Martin Scorsese Doubles Down on Critical Marvel Remarks: 'Nothing Is at Risk'

The acclaimed filmmaker also shares his defense of filmmaking as an art form.

Martin Scorsese is standing by his statements on blockbuster Marvel films, while also defending the artistry of filmmaking.

On Monday, an op-ed written by the acclaimed director was released by The New York Times in which he explains his previous comments that superhero films are "not cinema," stating that multiplexes are stocked with movies that are "market-researched, audience-tested, vetted, modified, revetted and remodified until they're ready for consumption."

Scorsese writes that, for those moviegoers who saw his comments as "evidence of hatred for Marvel on my part… there's nothing I can do to stand in the way."

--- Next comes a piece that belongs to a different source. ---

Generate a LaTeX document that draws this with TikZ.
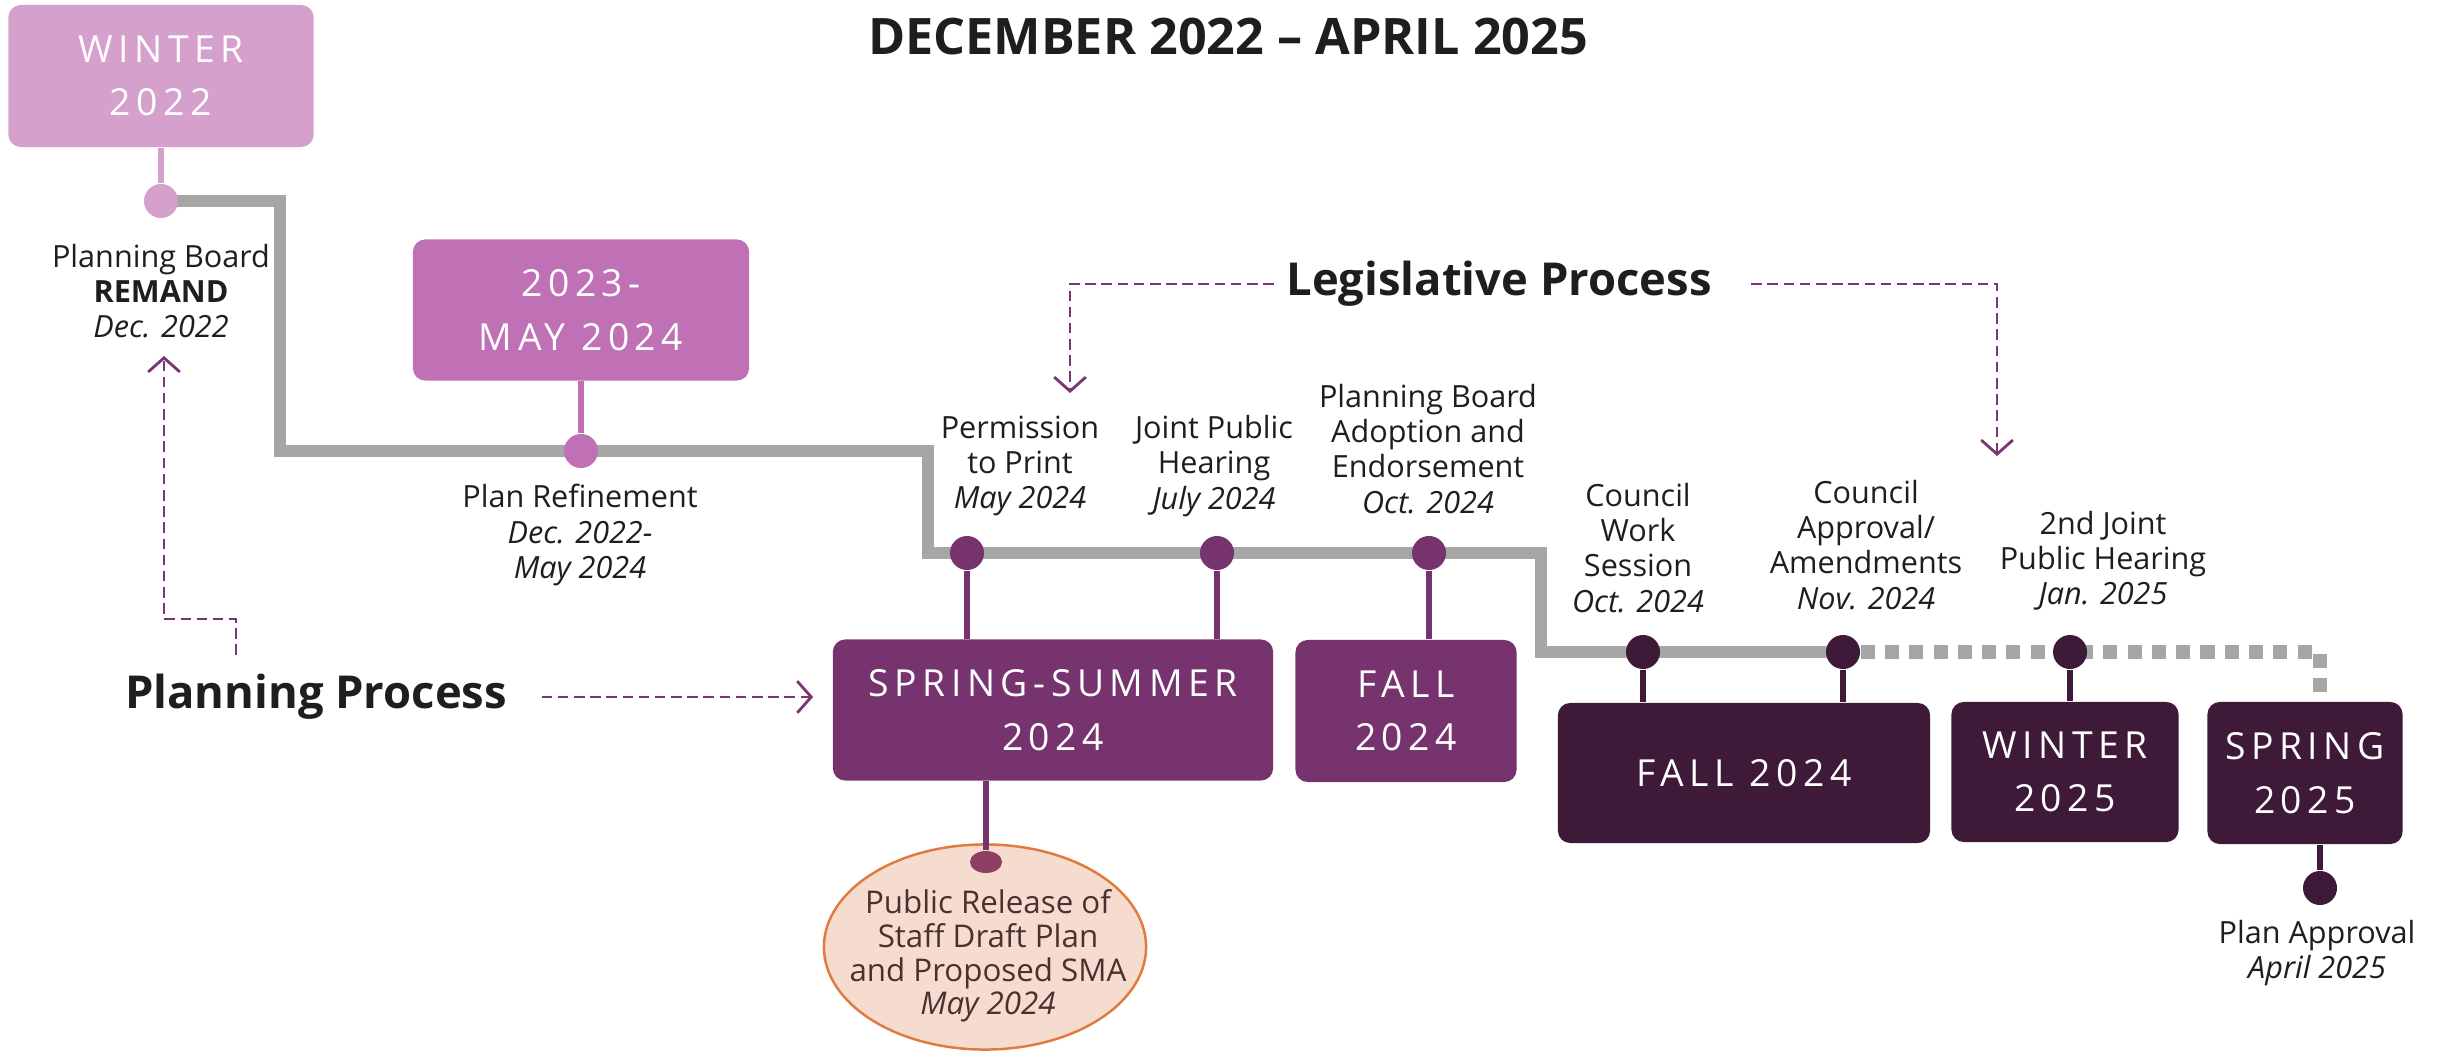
\documentclass[tikz,border=0pt]{standalone}
\usepackage{fontspec}
\setmainfont{Open Sans}
\usetikzlibrary{arrows.meta,shapes.geometric}
\pgfdeclarelayer{bg}
\pgfsetlayers{bg,main}
\definecolor{pinkA}{HTML}{D6A0CD}
\definecolor{orchidA}{HTML}{C071B5}
\definecolor{purpA}{HTML}{77336E}
\definecolor{darkA}{HTML}{3E1938}
\definecolor{grayA}{HTML}{A6A6A6}
\definecolor{dashA}{HTML}{7B3573}
\definecolor{peachA}{HTML}{F6DCCF}
\definecolor{orangeA}{HTML}{E07B3E}
\definecolor{brownA}{HTML}{4B3030}
\definecolor{reldotA}{HTML}{8F3F62}
\definecolor{txtA}{HTML}{1E1E1E}
\newcommand{\mylblfont}{\fontsize{8.7pt}{10pt}\selectfont}
\newcommand{\myboxfont}{\fontsize{10.6pt}{15.2pt}\selectfont\addfontfeature{LetterSpace=15}}
\newcommand{\myheadfont}{\fontsize{12.9pt}{15pt}\selectfont\bfseries}
\begin{document}
\begin{tikzpicture}[x=0.01cm,y=-0.01cm,
  period/.style={rounded corners=3.5pt, text=white, align=center, font=\myboxfont, inner sep=0pt},
  dot/.style={circle, inner sep=0pt, minimum size=0.34cm},
  stem/.style={line width=1.5pt},
  tline/.style={grayA, line width=3.6pt},
  tdots/.style={grayA, line width=3.8pt, dash pattern=on 4pt off 2.9pt},
  lab/.style={align=center, font=\mylblfont, text=txtA, inner sep=0pt},
  dasharrow/.style={dashA, line width=0.8pt, dash pattern=on 3pt off 1.6pt, -{Straight Barb[length=4pt,width=9pt]}},
  head/.style={font=\myheadfont, text=txtA, inner sep=0pt}
  ]
\path[use as bounding box] (0,0) rectangle (2446,1052);

\node[font=\fontsize{14.3pt}{17pt}\selectfont\bfseries, text=txtA, inner sep=0pt] (title) at (1228,37) {DECEMBER 2022 -- APRIL 2025};

% period boxes
\node[period, fill=pinkA, minimum width=3.05cm, minimum height=1.42cm] (w22) at (161,76) {WINTER\\2022};
\node[period, fill=orchidA, minimum width=3.36cm, minimum height=1.41cm] (m24) at (581,310) {2023-\\MAY 2024};
\node[period, fill=purpA, minimum width=4.40cm, minimum height=1.41cm] (ss) at (1053,710) {SPRING-SUMMER\\2024};
\node[period, fill=purpA, minimum width=2.21cm, minimum height=1.42cm] (f24a) at (1406,711) {FALL\\2024};
\node[period, fill=darkA, minimum width=3.72cm, minimum height=1.40cm] (f24b) at (1744,773) {FALL 2024};
\node[period, fill=darkA, minimum width=2.27cm, minimum height=1.40cm] (w25) at (2065,772) {WINTER\\2025};
\node[period, fill=darkA, minimum width=1.95cm, minimum height=1.42cm] (s25) at (2305,773) {SPRING\\2025};

% dots
\node[dot, fill=pinkA] (d0) at (161,201) {};
\node[dot, fill=orchidA] (d1) at (581,451) {};
\node[dot, fill=purpA] (d2) at (967,553) {};
\node[dot, fill=purpA] (d3) at (1217,553) {};
\node[dot, fill=purpA] (d4) at (1429,553) {};
\node[dot, fill=darkA] (d5) at (1643,652) {};
\node[dot, fill=darkA] (d6) at (1843,652) {};
\node[dot, fill=darkA] (d7) at (2070,652) {};
\node[dot, fill=darkA] (d8) at (2320,888) {};

% timeline
\coordinate (g1) at (280,201);
\coordinate (g2) at (280,451);
\coordinate (g3) at (928,451);
\coordinate (g4) at (928,553);
\coordinate (g5) at (1541,553);
\coordinate (g6) at (1541,652);
\coordinate (g7) at (2320,652);
\begin{pgfonlayer}{bg}
\draw[tline] (d0.center) -- (g1) -- (g2) -- (g3) -- (g4) -- (g5) -- (g6) -- (d6.center);
\draw[tdots] (d6.east) -- (g7) -- (g7 |- s25.north);
\end{pgfonlayer}

% stems
\draw[stem, pinkA] (w22) -- (d0);
\draw[stem, orchidA] (m24) -- (d1);
\draw[stem, purpA] (d2) -- (d2 |- ss.north);
\draw[stem, purpA] (d3) -- (d3 |- ss.north);
\draw[stem, purpA] (d4) -- (d4 |- f24a.north);
\draw[stem, darkA] (d5) -- (d5 |- f24b.north);
\draw[stem, darkA] (d6) -- (d6 |- f24b.north);
\draw[stem, darkA] (d7) -- (d7 |- w25.north);
\draw[stem, darkA] (d8 |- s25.south) -- (d8);

% public release ellipse
\node[ellipse, draw=orangeA, fill=peachA, line width=0.7pt, minimum width=3.22cm, minimum height=2.05cm, inner sep=0pt] (rel) at (985,947) {};
\node[align=center, inner sep=0pt, font=\fontsize{8.9pt}{9.6pt}\selectfont, text=brownA] (relt) at (988,956)
      {Public Release of\\Staff Draft Plan\\and Proposed SMA\\\textit{May 2024}};
\node[ellipse, fill=reldotA, inner sep=0pt, minimum width=0.32cm, minimum height=0.22cm] (reldot) at (986,862) {};
\draw[stem, purpA] (ss.south -| reldot) -- (reldot.north);

% labels
\node[lab] (pbl) at (161,291) {Planning Board\\\textbf{REMAND}\\\textit{Dec. 2022}};
\node[lab] (prl) at (580,535) {Plan Refinement\\\textit{Dec. 2022-}\\\textit{May 2024}};
\node[lab] (ptp) at (1020,466) {Permission\\to Print\\\textit{May 2024}};
\node[lab] (jph) at (1214,466) {Joint Public\\Hearing\\\textit{July 2024}};
\node[lab] (pba) at (1428,449) {Planning Board\\Adoption and\\Endorsement\\\textit{Oct. 2024}};
\node[lab] (cws) at (1638,548) {Council\\Work\\Session\\\textit{Oct. 2024}};
\node[lab] (caa) at (1866,545) {Council\\Approval/\\Amendments\\\textit{Nov. 2024}};
\node[lab] (jp2) at (2103,561) {2nd Joint\\Public Hearing\\\textit{Jan. 2025}};
\node[lab] (pap) at (2317,953) {Plan Approval\\\textit{April 2025}};

% process headings
\node[head] (leg) at (1499,284) {Legislative Process};
\node[head] (pp) at (316,697) {Planning Process};

% dashed arrows
\coordinate (la) at (1070,393);
\coordinate (ra) at (1997,456);
\draw[dasharrow] ([xshift=-0.12cm]leg.west) -| (la);
\draw[dasharrow] ([xshift=0.39cm]leg.east) -| (ra);
\draw[dasharrow] ([xshift=0.34cm]pp.east) -- ([xshift=-0.19cm]pp.east -| ss.west);
\coordinate (pd0) at (236,655);
\coordinate (pd1) at (164,619);
\coordinate (pd2) at (164,356);
\draw[dasharrow] (pd0) |- (pd1) -- (pd2);
\end{tikzpicture}
\end{document}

He goes on to discuss why he shared his opinion on the state of the theater-going experience, arguing that superhero and franchise films are making it harder and harder for promising filmmakers to get their projects seen in theaters.

"So, you might ask, what's my problem? Why not just let superhero films and other franchise films be? The reason is simple. In many places around this country and around the world, franchise films are now your primary choice if you want to see something on the big screen," he wrote. "It's a perilous time in film exhibition, and there are fewer independent theaters than ever. The equation has flipped and streaming has become the primary delivery system. Still, I don't know a single filmmaker who doesn't want to design films for the big screen, to be projected before audiences in theaters."

In the op-ed, Scorsese also shares his respect for the talent involved in MCU projects and other tentpoles, admitting that the sheer appeal could be a matter of timing.

"Many franchise films are made by people of considerable talent and artistry. You can see it on the screen," the 76-year-old Academy Award winner writes. "The fact that the films themselves don't interest me is a matter of personal taste and temperament. I know that if I were younger, if I'd come of age at a later time, I might have been excited by these pictures and maybe even wanted to make one myself. But I grew up when I did and I developed a sense of movies - of what they were and what they could be - that was as far from the Marvel universe as we on Earth are from Alpha Centauri."

He later writes: "Some say that Hitchcock’s pictures had a sameness to them, and perhaps that’s true — Hitchcock himself wondered about it. But the sameness of today’s franchise pictures is something else again. Many of the elements that define cinema as I know it are there in Marvel pictures. What’s not there is revelation, mystery or genuine emotional danger. Nothing is at risk."

Scorsese also touches upon what first drew him to film and filmmaking in the first place, the craft and the compelling questions movies present, which he argues is at stake as the medium evolves. 

"For me, for the filmmakers I came to love and respect, for my friends who started making movies around the same time that I did, cinema was about revelation - aesthetic, emotional and spiritual revelation," Scorsese writes. "It was about characters -- the complexity of people and their contradictory and sometimes paradoxical natures, the way they can hurt one another and love one another and suddenly come face to face with themselves."

"For anyone who dreams of making movies or who is just starting out, the situation at this moment is brutal and inhospitable to art," he concludes. "And the act of simply writing those words fills me with terrible sadness."

Scorsese's op-ed echoes comments he made to ET while promoting his new Netflix film, The Irishman, in October.

"Well, look, the point is, in terms of this film, Netflix, theaters, what I'm talking about really are films that are made," he began at the film's premiere. "Let's say a family wants to go to an amusement park, that's a good thing, you know… They're a new art form. It's something different from films that are shown normally in theaters, that's all."

"Cinema now is changing. We have so many venues, there are so many ways to make films. So enjoyable," Scorsese added. "Fine, go and it's an event and it's great to go to an event like an amusement park, but don't crowd out Greta Gerwig and don't crowd out Paul Thomas Anderson and Noah Baumbach and those people, just don't, in terms of theaters."

Scorsese isn't the only veteran filmmaker in recent days to voice their criticism of superhero films. When asked about the controversy, fellow Oscar winner Francis Ford Coppola called the films "despicable," via Yahoo! News.

The day before Scorsese's op-ed was released, MCU star Mark Ruffalo addressed the heated debate at the Hollywood Film Awards on Sunday, where he defended Marvel's record-shattering creations and even nodded to Scorsese's work as partial inspiration.

"What really speaks to people about these movies, I think, is the heart and humanity of characters," Ruffalo told the crowd at the awards show. "That's what makes Avengers: Endgame so powerful to witness -- these characters that care about and reckon with the world around them... to watch them struggle and survive and sometimes even say goodbye. That's what makes it cinema."

Backstage, Ruffalo told ET: "I've worked with Marty. I love Marty. I hope he gets to see the film one day because so many of us as filmmakers have really actually stolen from him and learned so much from him. I think if he sees it, he'll see what a kind of homage it is to the cinema that he's created in the past."